認知症を疑ったら… -2012年2月16日掲載-

年を重ねると、誰でも物忘れが増えるものですが、日常生活に支障を来たすような物忘れには要注意です。

同じ物忘れといっても、加齢による場合は、物事は脳に記憶されていて、一時的にそれを思い出せなくなっている状態なので、何かのきっかけで思い出すことがあります。

一方、認知症の場合は、何かを経験したこと自体がすっぽり抜け落ちます。抜け落ちた記憶は元には戻らないので思い出す事はありません。
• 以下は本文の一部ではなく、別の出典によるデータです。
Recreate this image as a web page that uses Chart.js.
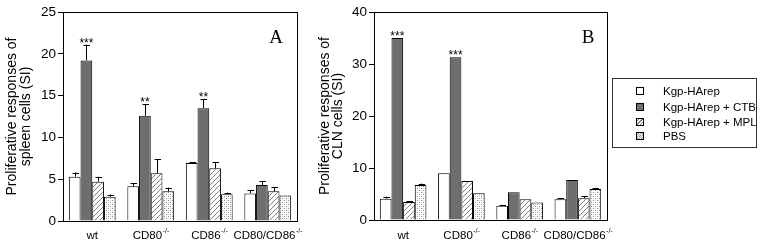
<!DOCTYPE html>
<html>
<head>
<meta charset="utf-8">
<script src="https://cdn.jsdelivr.net/npm/chart.js@4.4.1/dist/chart.umd.min.js"></script>
<style>
  body { margin: 0; background: #fff; font-family: Arial, "Liberation Sans", sans-serif; }
  #wrap { position: relative; width: 762px; height: 246px; overflow: hidden; }
  canvas { position: absolute; top: 0; }
  #chartA { left: 0; }
  #chartB { left: 305px; }
  #legend {
    position: absolute; left: 612px; top: 78px; width: 143px; height: 68px;
    border: 1px solid #333; font-size: 11.5px; color: #000;
  }
  .item { position: absolute; left: 0; height: 14px; line-height: 14px; white-space: nowrap; }
  .sw { position: absolute; left: 23px; top: 3px; width: 6px; height: 6px; border: 1px solid #000; }
  .lbl { position: absolute; left: 50px; top: 0; }
</style>
</head>
<body>
<div id="wrap">
  <canvas id="chartA" width="305" height="246"></canvas>
  <canvas id="chartB" width="310" height="246"></canvas>
  <div id="legend"></div>
</div>
<script>
// groups on the x axis, superscript part kept apart
const groups = ['wt', 'CD80', 'CD86', 'CD80/CD86'];
const groupSup = ['', '-/-', '-/-', '-/-'];
const seriesNames = ['Kgp-HArep', 'Kgp-HArep + CTB', 'Kgp-HArep + MPL', 'PBS'];

// panel A - spleen cells
const kgpA = [5.3, 4.15, 6.95, 3.3];
const ctbA = [19.2, 12.6, 13.5, 4.3];
const mplA = [4.7, 5.7, 6.3, 3.55];
const pbsA = [2.9, 3.55, 3.2, 3.05];
const kgpErrA = [0.5, 0.4, 0.1, 0.4];
const ctbErrA = [1.9, 1.4, 1.05, 0.5];
const mplErrA = [0.6, 1.7, 0.7, 0.5];
const pbsErrA = [0.25, 0.45, 0.2, 0];
const starsA = ['***', '**', '**', ''];

// panel B - CLN cells
const kgpB = [4.1, 9.0, 2.75, 4.0];
const ctbB = [35.0, 31.3, 5.33, 7.7];
const mplB = [3.45, 7.5, 4.0, 4.2];
const pbsB = [6.75, 5.15, 3.35, 5.97];
const kgpErrB = [0.4, 0, 0.2, 0.2];
const ctbErrB = [0, 0, 0, 0];
const mplErrB = [0.2, 0, 0, 0.4];
const pbsErrB = [0.25, 0, 0, 0.2];
const starsB = ['***', '***', '', ''];

const ticksA = [0, 5, 10, 15, 20, 25];
const ticksB = [0, 10, 20, 30, 40];

const GRAY = '#6e6e6e';

function hatchPattern() {
  const c = document.createElement('canvas');
  c.width = 5; c.height = 5;
  const g = c.getContext('2d');
  g.fillStyle = '#fff';
  g.fillRect(0, 0, 5, 5);
  g.strokeStyle = '#808080';
  g.lineWidth = 1;
  g.beginPath();
  g.moveTo(0, 5); g.lineTo(5, 0);
  g.moveTo(-1, 1); g.lineTo(1, -1);
  g.moveTo(4, 6); g.lineTo(6, 4);
  g.stroke();
  return g.createPattern(c, 'repeat');
}

function dotPattern() {
  const c = document.createElement('canvas');
  c.width = 4; c.height = 4;
  const g = c.getContext('2d');
  g.fillStyle = '#fff';
  g.fillRect(0, 0, 4, 4);
  g.fillStyle = '#8c8c8c';
  g.fillRect(0, 0, 1, 1);
  g.fillRect(2, 2, 1, 1);
  g.fillStyle = '#d0d0d0';
  g.fillRect(2, 0, 1, 1);
  g.fillRect(0, 2, 1, 1);
  return g.createPattern(c, 'repeat');
}

const fills = ['#fff', GRAY, hatchPattern(), dotPattern()];

// errors, stars, box, titles and x labels
const extras = {
  id: 'extras',
  afterDraw(chart, args, opts) {
    const ctx = chart.ctx;
    const area = chart.chartArea;
    const yScale = chart.scales.y;
    ctx.save();

    // error bars + stars
    ctx.strokeStyle = '#000';
    ctx.lineWidth = 1;
    chart.data.datasets.forEach((ds, i) => {
      const meta = chart.getDatasetMeta(i);
      meta.data.forEach((el, j) => {
        const err = opts.errs[i][j];
        let top = el.y;
        if (err > 0) {
          top = yScale.getPixelForValue(ds.data[j] + err);
          const x = Math.round(el.x) + 0.5;
          ctx.beginPath();
          ctx.moveTo(x, el.y);
          ctx.lineTo(x, top);
          ctx.moveTo(x - 3, Math.round(top) + 0.5);
          ctx.lineTo(x + 3.5, Math.round(top) + 0.5);
          ctx.stroke();
        }
        if (i === 1 && opts.stars[j]) {
          ctx.fillStyle = '#000';
          ctx.font = '12px Arial, "Liberation Sans"';
          ctx.textAlign = 'center';
          ctx.textBaseline = 'alphabetic';
          ctx.fillText(opts.stars[j], el.x, top + 2);
        }
      });
    });

    // frame
    ctx.strokeStyle = '#000';
    ctx.strokeRect(Math.round(area.left) + 0.5, Math.round(area.top) + 0.5,
      Math.round(area.right - area.left), Math.round(area.bottom - area.top));

    // x labels with superscript
    const xScale = chart.scales.x;
    ctx.fillStyle = '#000';
    ctx.textBaseline = 'alphabetic';
    ctx.textAlign = 'left';
    groups.forEach((g, j) => {
      const cx = xScale.getPixelForValue(j);
      ctx.font = '11.5px Arial, "Liberation Sans"';
      const w1 = ctx.measureText(g).width;
      ctx.font = '7px Arial, "Liberation Sans"';
      const w2 = groupSup[j] ? ctx.measureText(groupSup[j]).width : 0;
      const x0 = cx - (w1 + w2) / 2;
      ctx.font = '11.5px Arial, "Liberation Sans"';
      ctx.fillText(g, x0, 239);
      if (groupSup[j]) {
        ctx.font = '7px Arial, "Liberation Sans"';
        ctx.fillText(groupSup[j], x0 + w1 + 0.5, 233);
      }
    });

    // y title, two lines
    const cy = (area.top + area.bottom) / 2;
    ctx.font = '14px Arial, "Liberation Sans"';
    ctx.textAlign = 'center';
    ctx.textBaseline = 'middle';
    opts.title.forEach((t, k) => {
      ctx.save();
      ctx.translate(opts.titleX[k], cy);
      ctx.rotate(-Math.PI / 2);
      ctx.fillText(t, 0, 0);
      ctx.restore();
    });

    // panel letter
    ctx.font = '19px "Liberation Serif", "Times New Roman", serif';
    ctx.textAlign = 'center';
    ctx.textBaseline = 'middle';
    ctx.fillText(opts.letter, area.right - opts.letterDx, area.top + 26);

    ctx.restore();
  }
};

function makeChart(id, sets, errs, stars, ticks, yWidth, padBottom, title, titleX, letter, letterDx) {
  const datasets = sets.map((d, i) => ({
    label: seriesNames[i],
    data: d,
    backgroundColor: fills[i],
    borderColor: '#000',
    borderWidth: 1,
    categoryPercentage: 0.8,
    barPercentage: 1.0
  }));
  return new Chart(document.getElementById(id), {
    type: 'bar',
    data: { labels: groups, datasets: datasets },
    plugins: [extras],
    options: {
      responsive: false,
      animation: false,
      devicePixelRatio: 1,
      layout: { padding: { left: 0, right: 8, top: 12, bottom: padBottom } },
      plugins: {
        legend: { display: false },
        tooltip: { enabled: false },
        extras: { errs, stars, title, titleX, letter, letterDx }
      },
      scales: {
        x: {
          grid: { display: false },
          border: { display: false },
          ticks: { display: false },
          afterFit: s => { s.height = 0; }
        },
        y: {
          min: 0,
          max: ticks[ticks.length - 1],
          afterBuildTicks: s => { s.ticks = ticks.map(v => ({ value: v })); },
          grid: { drawOnChartArea: false, drawTicks: true, tickLength: 5, color: '#000' },
          border: { display: false },
          ticks: { color: '#000', padding: 2, font: { family: 'Arial, "Liberation Sans"', size: 13.5 } },
          afterFit: s => { s.width = yWidth; }
        }
      }
    }
  });
}

makeChart('chartA', [kgpA, ctbA, mplA, pbsA], [kgpErrA, ctbErrA, mplErrA, pbsErrA], starsA,
  ticksA, 63, 25, ['Proliferative responses of', 'spleen cells (SI)'], [12, 26], 'A', 21);
makeChart('chartB', [kgpB, ctbB, mplB, pbsB], [kgpErrB, ctbErrB, mplErrB, pbsErrB], starsB,
  ticksB, 69, 26, ['Proliferative responses of', 'CLN cells (SI)'], [20, 33], 'B', 19);

// legend
const swatchBg = [
  '#fff',
  GRAY,
  'repeating-linear-gradient(-45deg, #fff 0 1.5px, #808080 1.5px 2.5px)',
  'repeating-conic-gradient(#999 0 25%, #fff 0 50%) 0 0 / 2px 2px'
];
const legend = document.getElementById('legend');
const rowY = [5, 21, 36, 50];
seriesNames.forEach((n, i) => {
  const it = document.createElement('div');
  it.className = 'item';
  it.style.top = rowY[i] + 'px';
  it.innerHTML = '<span class="sw" style="background:' + swatchBg[i] + '"></span><span class="lbl">' + n + '</span>';
  legend.appendChild(it);
});
</script>
</body>
</html>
認知症は、老化ではなく脳の異常が原因となって引き起こされる病気で、最近増えているのはアルツハイマー型認知症です。

アルツハイマー型認知症は、脳の神経細胞が障害されて脳が萎縮することで起こる病気です。少し前の記憶がなくなることから始まり、時間や日付の感覚があやふやになり、今いる場所がわからなくなって徘徊したりします。

また重度になると家族のことも分からなくなり、食事も自分で出来なくなったりします。

アルツハイマー型認知症の治療薬は、従来のドネペジルに加えて、最近新たに3種類の薬剤が使われるようになりました。飲み方や使い方も工夫されており、錠剤のほか、水なしで飲める口腔内崩壊錠、ゼリー、細粒、液、貼付剤と多彩です。

しかし、これらは、根本的な治療薬ではなく、症状の進行を遅らせる働きをもつ薬です。そのため、早期の段階から薬を用いることが重要とされています。

「経験したこと自体を忘れる」「年相応でない物忘れ」「短い時間に何度も同じことを言う」など、認知症の初期症状を見逃さず早めの受診をお勧めします。